▸ Rows
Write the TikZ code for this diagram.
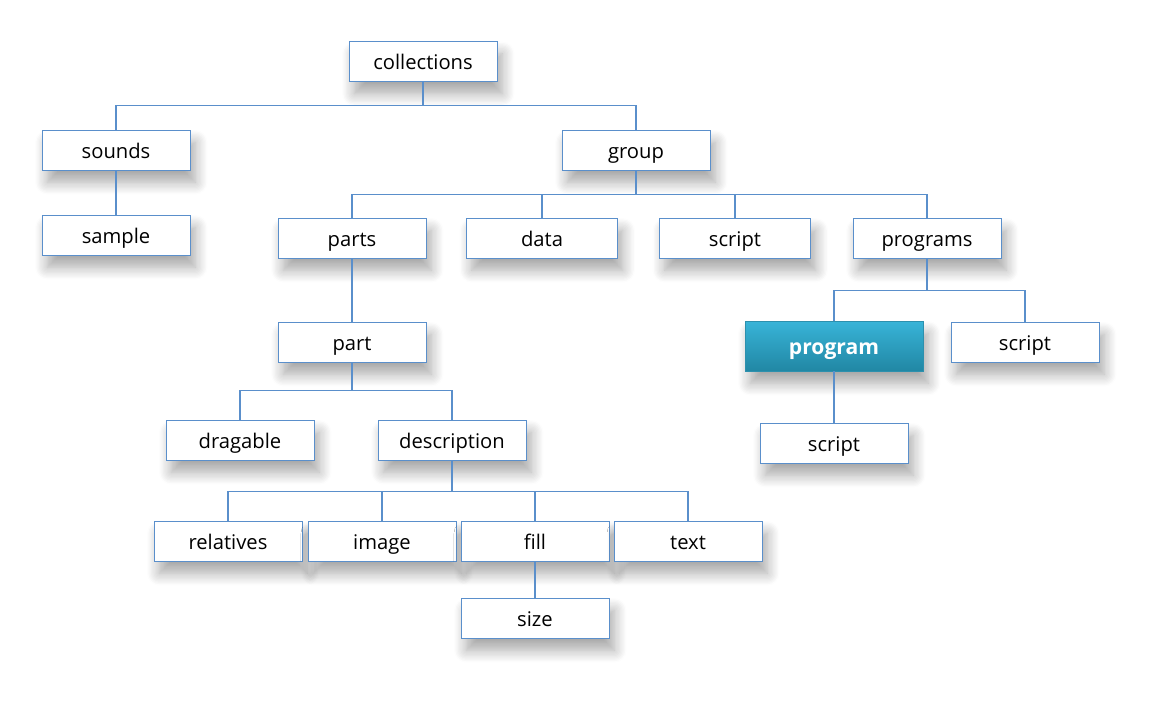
---
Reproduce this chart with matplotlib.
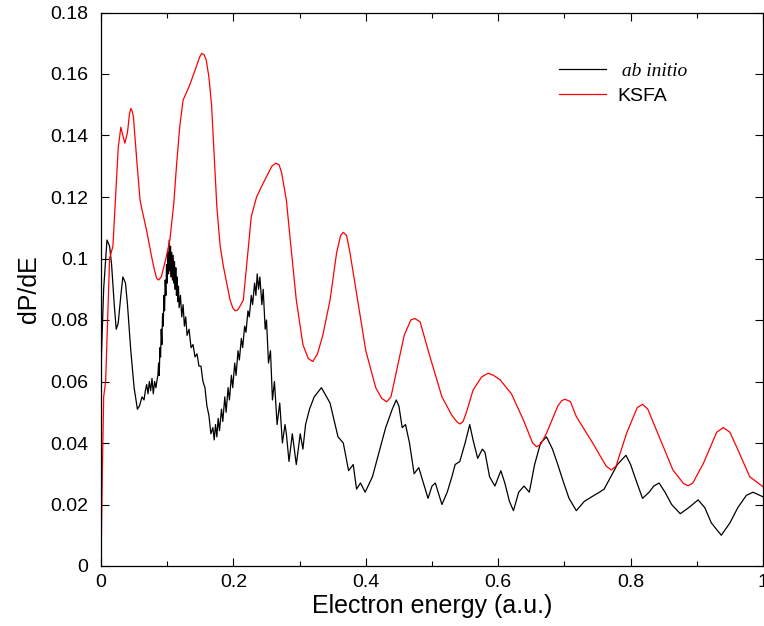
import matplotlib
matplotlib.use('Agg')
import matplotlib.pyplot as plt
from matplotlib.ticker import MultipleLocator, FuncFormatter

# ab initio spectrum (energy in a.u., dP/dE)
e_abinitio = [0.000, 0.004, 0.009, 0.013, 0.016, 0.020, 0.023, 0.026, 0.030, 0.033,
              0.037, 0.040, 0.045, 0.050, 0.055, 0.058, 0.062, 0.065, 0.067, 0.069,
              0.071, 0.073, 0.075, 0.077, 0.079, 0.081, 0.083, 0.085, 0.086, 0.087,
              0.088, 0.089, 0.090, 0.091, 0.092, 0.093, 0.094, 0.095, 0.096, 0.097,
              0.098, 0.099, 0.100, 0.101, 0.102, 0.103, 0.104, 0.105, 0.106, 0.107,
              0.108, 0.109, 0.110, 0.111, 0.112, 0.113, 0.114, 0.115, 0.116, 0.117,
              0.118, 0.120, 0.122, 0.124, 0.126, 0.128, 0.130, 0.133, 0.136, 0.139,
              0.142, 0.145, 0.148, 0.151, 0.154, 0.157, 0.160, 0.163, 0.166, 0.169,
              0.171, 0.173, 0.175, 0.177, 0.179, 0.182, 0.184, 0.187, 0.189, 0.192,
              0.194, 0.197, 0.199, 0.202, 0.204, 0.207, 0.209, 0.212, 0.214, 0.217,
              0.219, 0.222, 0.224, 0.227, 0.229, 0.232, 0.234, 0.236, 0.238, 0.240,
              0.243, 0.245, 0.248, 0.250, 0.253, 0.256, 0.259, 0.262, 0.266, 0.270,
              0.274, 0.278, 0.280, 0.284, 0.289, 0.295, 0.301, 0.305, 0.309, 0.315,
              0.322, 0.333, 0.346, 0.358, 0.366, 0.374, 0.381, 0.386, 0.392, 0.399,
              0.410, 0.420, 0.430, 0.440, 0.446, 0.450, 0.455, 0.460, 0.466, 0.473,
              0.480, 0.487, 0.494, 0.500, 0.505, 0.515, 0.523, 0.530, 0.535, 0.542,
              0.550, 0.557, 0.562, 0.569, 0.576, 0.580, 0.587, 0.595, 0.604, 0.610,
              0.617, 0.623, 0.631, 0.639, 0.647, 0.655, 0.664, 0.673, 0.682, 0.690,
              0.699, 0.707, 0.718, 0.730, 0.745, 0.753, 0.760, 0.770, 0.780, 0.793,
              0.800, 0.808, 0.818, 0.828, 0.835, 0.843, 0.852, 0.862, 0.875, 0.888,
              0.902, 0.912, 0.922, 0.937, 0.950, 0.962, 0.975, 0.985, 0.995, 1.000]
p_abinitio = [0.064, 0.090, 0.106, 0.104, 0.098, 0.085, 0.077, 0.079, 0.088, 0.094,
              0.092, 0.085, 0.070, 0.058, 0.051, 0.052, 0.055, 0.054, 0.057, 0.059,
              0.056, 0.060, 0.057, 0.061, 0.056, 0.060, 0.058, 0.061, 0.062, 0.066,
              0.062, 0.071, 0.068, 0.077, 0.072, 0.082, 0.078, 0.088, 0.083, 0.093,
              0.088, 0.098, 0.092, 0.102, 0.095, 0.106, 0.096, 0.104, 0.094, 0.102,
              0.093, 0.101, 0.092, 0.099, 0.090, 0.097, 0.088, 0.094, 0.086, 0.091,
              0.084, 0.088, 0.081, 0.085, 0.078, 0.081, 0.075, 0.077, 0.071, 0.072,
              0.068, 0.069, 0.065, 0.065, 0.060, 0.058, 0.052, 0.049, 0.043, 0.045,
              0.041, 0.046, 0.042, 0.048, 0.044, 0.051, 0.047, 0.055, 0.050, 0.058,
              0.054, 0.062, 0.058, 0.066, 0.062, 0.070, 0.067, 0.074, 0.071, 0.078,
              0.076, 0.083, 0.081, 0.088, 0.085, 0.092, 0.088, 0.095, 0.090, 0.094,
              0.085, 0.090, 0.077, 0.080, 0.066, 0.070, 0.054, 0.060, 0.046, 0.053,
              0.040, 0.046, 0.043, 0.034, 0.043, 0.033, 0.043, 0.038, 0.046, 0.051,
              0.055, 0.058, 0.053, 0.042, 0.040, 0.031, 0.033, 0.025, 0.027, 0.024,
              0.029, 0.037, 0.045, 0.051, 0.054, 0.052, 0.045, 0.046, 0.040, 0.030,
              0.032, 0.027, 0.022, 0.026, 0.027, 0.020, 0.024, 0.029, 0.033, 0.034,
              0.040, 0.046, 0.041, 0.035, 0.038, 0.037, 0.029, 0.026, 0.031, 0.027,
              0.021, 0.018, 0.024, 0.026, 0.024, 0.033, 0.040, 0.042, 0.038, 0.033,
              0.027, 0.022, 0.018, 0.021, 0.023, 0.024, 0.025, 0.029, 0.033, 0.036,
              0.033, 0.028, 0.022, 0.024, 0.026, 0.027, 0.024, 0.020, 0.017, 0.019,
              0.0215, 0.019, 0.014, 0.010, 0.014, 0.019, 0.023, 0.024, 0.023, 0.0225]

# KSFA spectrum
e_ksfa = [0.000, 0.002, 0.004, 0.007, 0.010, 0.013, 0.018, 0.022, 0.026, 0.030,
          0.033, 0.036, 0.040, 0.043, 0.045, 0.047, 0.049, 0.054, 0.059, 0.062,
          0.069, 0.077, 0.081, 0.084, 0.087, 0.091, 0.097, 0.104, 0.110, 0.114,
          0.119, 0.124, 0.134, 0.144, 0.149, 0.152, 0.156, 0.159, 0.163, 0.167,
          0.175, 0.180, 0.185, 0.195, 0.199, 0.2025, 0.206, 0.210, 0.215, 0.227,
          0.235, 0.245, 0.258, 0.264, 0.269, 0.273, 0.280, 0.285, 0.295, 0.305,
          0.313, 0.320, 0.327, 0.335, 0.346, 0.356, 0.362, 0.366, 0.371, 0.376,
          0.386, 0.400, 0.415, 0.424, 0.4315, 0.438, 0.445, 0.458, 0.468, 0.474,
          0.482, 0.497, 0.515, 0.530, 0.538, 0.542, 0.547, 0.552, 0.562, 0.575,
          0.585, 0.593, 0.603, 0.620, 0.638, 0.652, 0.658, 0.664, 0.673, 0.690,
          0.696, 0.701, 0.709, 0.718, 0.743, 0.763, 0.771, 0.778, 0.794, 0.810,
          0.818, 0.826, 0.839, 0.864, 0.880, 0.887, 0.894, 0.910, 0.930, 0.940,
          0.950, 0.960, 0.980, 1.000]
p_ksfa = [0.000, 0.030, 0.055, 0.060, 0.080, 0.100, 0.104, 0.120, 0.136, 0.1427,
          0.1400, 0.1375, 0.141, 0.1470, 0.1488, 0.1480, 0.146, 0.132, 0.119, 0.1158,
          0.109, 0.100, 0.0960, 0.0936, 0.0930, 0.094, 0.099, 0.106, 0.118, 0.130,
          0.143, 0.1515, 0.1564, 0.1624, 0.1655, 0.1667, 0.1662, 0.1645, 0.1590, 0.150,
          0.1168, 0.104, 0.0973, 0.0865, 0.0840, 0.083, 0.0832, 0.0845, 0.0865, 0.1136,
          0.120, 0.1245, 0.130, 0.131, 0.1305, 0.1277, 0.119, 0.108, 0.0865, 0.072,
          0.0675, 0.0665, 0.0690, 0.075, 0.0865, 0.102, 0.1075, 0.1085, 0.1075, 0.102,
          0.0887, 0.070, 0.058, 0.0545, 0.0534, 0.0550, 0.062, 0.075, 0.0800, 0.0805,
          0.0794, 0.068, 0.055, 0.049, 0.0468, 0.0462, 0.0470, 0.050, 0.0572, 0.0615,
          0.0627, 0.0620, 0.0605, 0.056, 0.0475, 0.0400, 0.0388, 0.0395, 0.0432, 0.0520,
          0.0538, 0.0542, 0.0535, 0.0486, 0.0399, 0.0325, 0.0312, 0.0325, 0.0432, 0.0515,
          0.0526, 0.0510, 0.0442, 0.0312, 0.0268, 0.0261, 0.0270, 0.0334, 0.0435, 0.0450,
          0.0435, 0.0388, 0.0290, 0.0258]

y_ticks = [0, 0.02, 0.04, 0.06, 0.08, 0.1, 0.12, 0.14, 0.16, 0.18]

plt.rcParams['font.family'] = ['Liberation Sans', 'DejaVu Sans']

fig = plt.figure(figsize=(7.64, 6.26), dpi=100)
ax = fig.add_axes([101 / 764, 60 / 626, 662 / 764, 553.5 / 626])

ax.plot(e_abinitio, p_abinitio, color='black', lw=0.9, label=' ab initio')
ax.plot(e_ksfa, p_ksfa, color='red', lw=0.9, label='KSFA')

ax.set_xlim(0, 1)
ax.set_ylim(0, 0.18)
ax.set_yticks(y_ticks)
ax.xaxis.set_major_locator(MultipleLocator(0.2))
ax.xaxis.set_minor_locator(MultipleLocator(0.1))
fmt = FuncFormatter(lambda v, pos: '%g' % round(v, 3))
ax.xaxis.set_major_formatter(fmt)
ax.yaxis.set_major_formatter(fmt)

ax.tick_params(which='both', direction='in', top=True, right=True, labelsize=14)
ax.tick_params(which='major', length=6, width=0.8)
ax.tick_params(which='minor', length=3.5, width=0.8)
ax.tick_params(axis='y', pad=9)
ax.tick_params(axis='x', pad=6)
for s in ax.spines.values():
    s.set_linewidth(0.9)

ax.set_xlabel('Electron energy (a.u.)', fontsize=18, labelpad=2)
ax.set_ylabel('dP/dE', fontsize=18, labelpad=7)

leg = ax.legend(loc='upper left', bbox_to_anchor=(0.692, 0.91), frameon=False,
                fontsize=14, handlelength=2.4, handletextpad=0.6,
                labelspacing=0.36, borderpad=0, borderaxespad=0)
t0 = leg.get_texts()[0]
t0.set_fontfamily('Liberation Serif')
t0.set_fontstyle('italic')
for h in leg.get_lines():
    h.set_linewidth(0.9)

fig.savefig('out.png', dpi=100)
---
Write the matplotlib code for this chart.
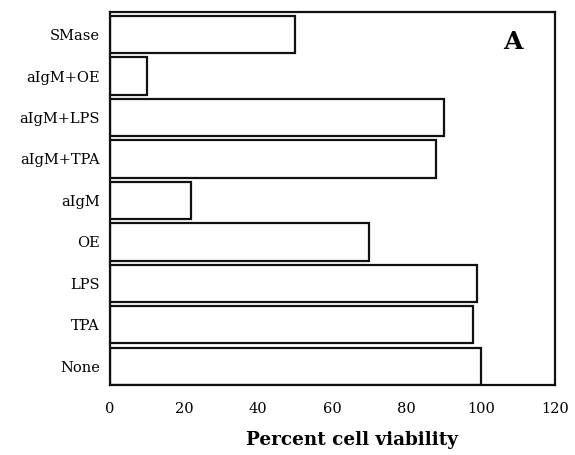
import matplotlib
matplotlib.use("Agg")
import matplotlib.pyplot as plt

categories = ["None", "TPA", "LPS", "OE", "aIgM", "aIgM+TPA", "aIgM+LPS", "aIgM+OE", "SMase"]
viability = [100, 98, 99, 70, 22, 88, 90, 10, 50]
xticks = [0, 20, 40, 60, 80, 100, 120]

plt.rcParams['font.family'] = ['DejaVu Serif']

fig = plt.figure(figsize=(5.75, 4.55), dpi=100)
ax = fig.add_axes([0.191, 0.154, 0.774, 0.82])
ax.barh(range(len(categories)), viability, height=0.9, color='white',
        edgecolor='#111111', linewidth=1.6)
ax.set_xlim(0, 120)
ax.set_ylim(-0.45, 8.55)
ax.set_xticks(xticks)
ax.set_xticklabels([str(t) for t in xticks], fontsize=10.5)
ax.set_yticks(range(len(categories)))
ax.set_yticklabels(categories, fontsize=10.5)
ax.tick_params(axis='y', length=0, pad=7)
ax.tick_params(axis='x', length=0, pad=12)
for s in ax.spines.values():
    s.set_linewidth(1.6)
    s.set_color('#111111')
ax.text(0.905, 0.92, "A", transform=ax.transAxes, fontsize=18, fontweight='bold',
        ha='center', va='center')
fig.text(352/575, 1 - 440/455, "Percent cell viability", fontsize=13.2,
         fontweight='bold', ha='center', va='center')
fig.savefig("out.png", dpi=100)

▸ To be done
Copy exactly the material above from the line with "Reproduce this chart with matplotlib." to the line with "from matplotlib.ticker import", ends included, and nothing else. Leave out any picture.

▸ Complete response
Reproduce this chart with matplotlib.
import matplotlib
matplotlib.use('Agg')
import matplotlib.pyplot as plt
from matplotlib.ticker import MultipleLocator, FuncFormatter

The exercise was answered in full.